さて、フォアステイの仕様(マイラーセール仕様の場合)は、以上の通りですが、最も重要なのは長さになります。

フォアステイ自体の長さは、ボート毎に、バウアイの高さ、トップの弓型シャックルのサイズなどによって、異なります。計測ポイント間の全長に対して、ルールの範囲内の好みの長さになります。

 

F.1.3 フォアステイの長さは、艤装品を付けた状態で、ステムヘッドからハウンドまでのベアリングポイント 間の長さと、ステムヘッドのベアリングポイントから直下のデッキまでの距離を足した長さが4140+/- 20mmでなければならない。付則2を参照。

 ※附則は計測図

 

F.4.3 フォアステイ、シュラウド、ダイヤモンドステイは3/32" (2.5mm)の径で1x19のステンレススチールワイヤでなければならない。フォアステイとシュラウドはロールドスウェッジを用いてもよい。

 

そこで問題になるのが、ステンレススチールワイヤの初期伸びです。

PSJでは、中村船具のウェブサイトによると、1x19のステンレススチールワイヤ初期伸びは0.1%とのことでしたが、該当の技術情報を探せませんでしたので、他の技術情報を探したところ、やはり0.1%となっています。

 

 

初期伸びが0.1%ということは、今回製作予定の長さが、4085mm前後なので、なんと4mm伸びることになります。

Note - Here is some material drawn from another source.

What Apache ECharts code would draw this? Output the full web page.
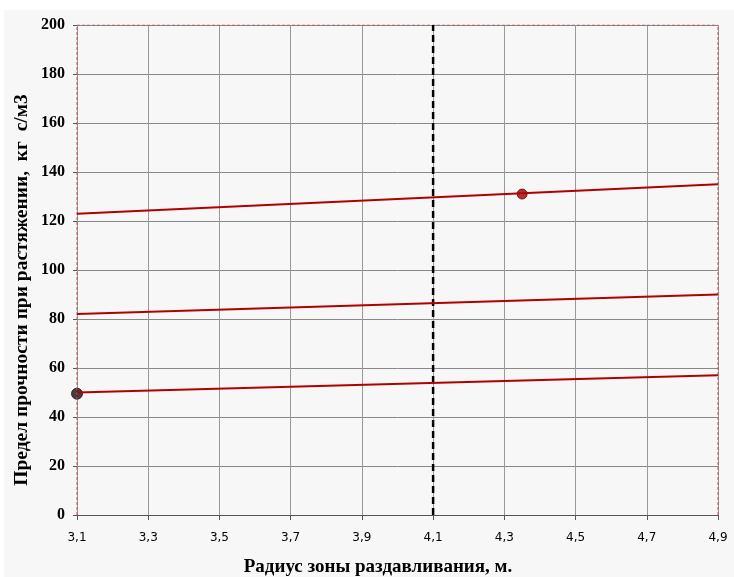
<!DOCTYPE html>
<html><head><meta charset="utf-8">
<script src="https://cdn.jsdelivr.net/npm/echarts@6/dist/echarts.min.js"></script>
<style>html,body{margin:0;padding:0;background:#fff;}#c{position:absolute;left:0;top:0;width:734px;height:577px;}</style>
</head><body><div id="c"></div>
<script>
const xRange = [3.1, 4.9];
const line1 = [[3.1, 123], [4.9, 135]];
const line2 = [[3.1, 82], [4.9, 90]];
const line3 = [[3.1, 50], [4.9, 57]];
const dashX = 4.1;
const redPoint = [[4.35, 131]];
const blackPoint = [[3.1, 49.5]];
const yTicks = [0, 200, 20];
const xTitle = 'Радиус зоны раздавливания, м.';
const yTitle = 'Предел прочности при растяжении,  кг  с/м3';
const chart = echarts.init(document.getElementById('c'));
const red = '#b00000';
chart.setOption({
  animation: false,
  graphic: [
    {type: 'rect', shape: {x: 4, y: 10, width: 730, height: 567}, style: {fill: '#f7f7f7'}, z: -10},
    {type: 'text', x: 378, y: 567, style: {text: xTitle, font: 'bold 19px "Liberation Serif"', fill: '#000', align: 'center', verticalAlign: 'middle'}},
    {type: 'text', x: 22, y: 290, rotation: Math.PI / 2, style: {text: yTitle, font: 'bold 19.5px "Liberation Serif"', fill: '#000', align: 'center', verticalAlign: 'middle'}}
  ],
  grid: {left: 77, right: 16, top: 25, bottom: 62},
  xAxis: {
    type: 'value', min: xRange[0], max: xRange[1], interval: 0.2,
    axisLine: {lineStyle: {color: '#555', width: 1}},
    axisTick: {show: true, length: 5, lineStyle: {color: '#555'}},
    axisLabel: {fontFamily: 'DejaVu Sans', fontSize: 12, color: '#000', margin: 17,
      formatter: v => v.toFixed(1).replace('.', ',')},
    splitLine: {show: true, lineStyle: {color: '#999', width: 1}}
  },
  yAxis: {
    type: 'value', min: yTicks[0], max: yTicks[1], interval: yTicks[2],
    axisLine: {show: false},
    axisTick: {show: true, length: 4, lineStyle: {color: '#555'}},
    axisLabel: {fontFamily: 'Liberation Serif', fontWeight: 'bold', fontSize: 16, color: '#000', margin: 12},
    splitLine: {show: true, lineStyle: {color: '#888', width: 1}}
  },
  series: [
    {type: 'line', data: [[xRange[0], 0], [xRange[0], 200]], symbol: 'none', silent: true,
      lineStyle: {color: '#c05050', width: 1, type: [3, 2]}},
    {type: 'line', data: [[xRange[1], 0], [xRange[1], 200]], symbol: 'none', silent: true,
      lineStyle: {color: '#c05050', width: 1, type: [3, 2]}},
    {type: 'line', data: [[xRange[0], 200], [xRange[1], 200]], symbol: 'none', silent: true,
      lineStyle: {color: '#c05050', width: 1, type: [3, 2]}},
    {type: 'line', data: [[dashX, 0], [dashX, 200]], symbol: 'none',
      lineStyle: {color: '#000', width: 2.5, type: [7, 4]}},
    {type: 'line', data: line1, symbol: 'none', lineStyle: {color: red, width: 2}},
    {type: 'line', data: line2, symbol: 'none', lineStyle: {color: red, width: 2}},
    {type: 'line', data: line3, symbol: 'none', lineStyle: {color: red, width: 2}},
    {type: 'scatter', data: redPoint, symbolSize: 10, itemStyle: {color: '#9a0000', borderColor: '#600', borderWidth: 1}},
    {type: 'scatter', data: blackPoint, symbolSize: 11, itemStyle: {color: '#111', borderColor: '#300', borderWidth: 1}}
  ]
});
</script></body></html>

仮にクラスルールいっぱいまでに後傾しようとした場合、4mmも伸びてはルールを超えてしまいます。

 

では、実際にそんなに伸びるものなのか、どのくらい使用するとどのくらい伸びるのか、ここが問題になります。そうすると、一定期間の実験結果が必要になるので、今回は結果を示すことができません。

 

とりあえず、1回セーリングしてみました。

 

まず、未使用の状態のフォアステイを計測します。

 

 

 

 

使用前の状態で、4081mm~4082mmくらいでした。

 

艤装し、サイドステイをプルバックして、テンションを最大にかけ、そこからサイドステイ、フォアステイ共に、弓を引くようにゆっくり何度もテンションをかけて、初期不良の検品とともにステイを伸ばすようにしました。

 

それから3時間弱、今年(2018年)の全日本くらいのコンディションでセーリングしました。

 

 

葉山港のデータでは、上記の感じでしたが、海上では瞬間的には20knot近いブローも入っていました。強弱激しく、平均的には16~18knotといったコンディションだったように思えます。

 

一緒に乗ったクルーが知人が作ったというスマホアプリで航跡などをGPSで記録していました。

最大速度が、13.8knotだったみたいです。

 

ちなみにそのスマホアプリは、「iPhoneなどのAppStoreで<GPS Measure>と調べると出てきます。スマホのGPS機能を使って、経路、速度、距離、時間を測ることができます。機内モードでも利用可能です。最高速度や平均速度、目標距離を移動するまでの時間や、目標速度に到達するまでの時間も測れます。」とのことです。

 

そんなわけで、割とナイスウィンドの堪能できるコンディションでしたが、セーリング後の計測は、4083mmでした。

とりあえず、最初のシェイクダウン程度では、1~2mmの伸びが確認できた程度でした。

 

 

今後、また測ってみたいと思います。

 

 

NOTE

 

交換後の使用状況とフォアステイの初期伸び

帆走回数(帆走時間):伸び ※コンディション(風向/風速(平均・最大)/最大速度)  

 1回目(約3時間):1~2mm ※北~北東 8~9m/sec.(最大10m/sec.) 13.8knot

            使用前:4081~4082mm 使用後:4083mm

 2回目(約4時間):未計測 ※北~北東 6~7m/sec.(最大7m/sec.) 未計測

 3回目(約2時間):未計測 ※北東 9~11m/sec.(最大12m/sec.) 13.7knot

※計測し忘れることが多く、すいません。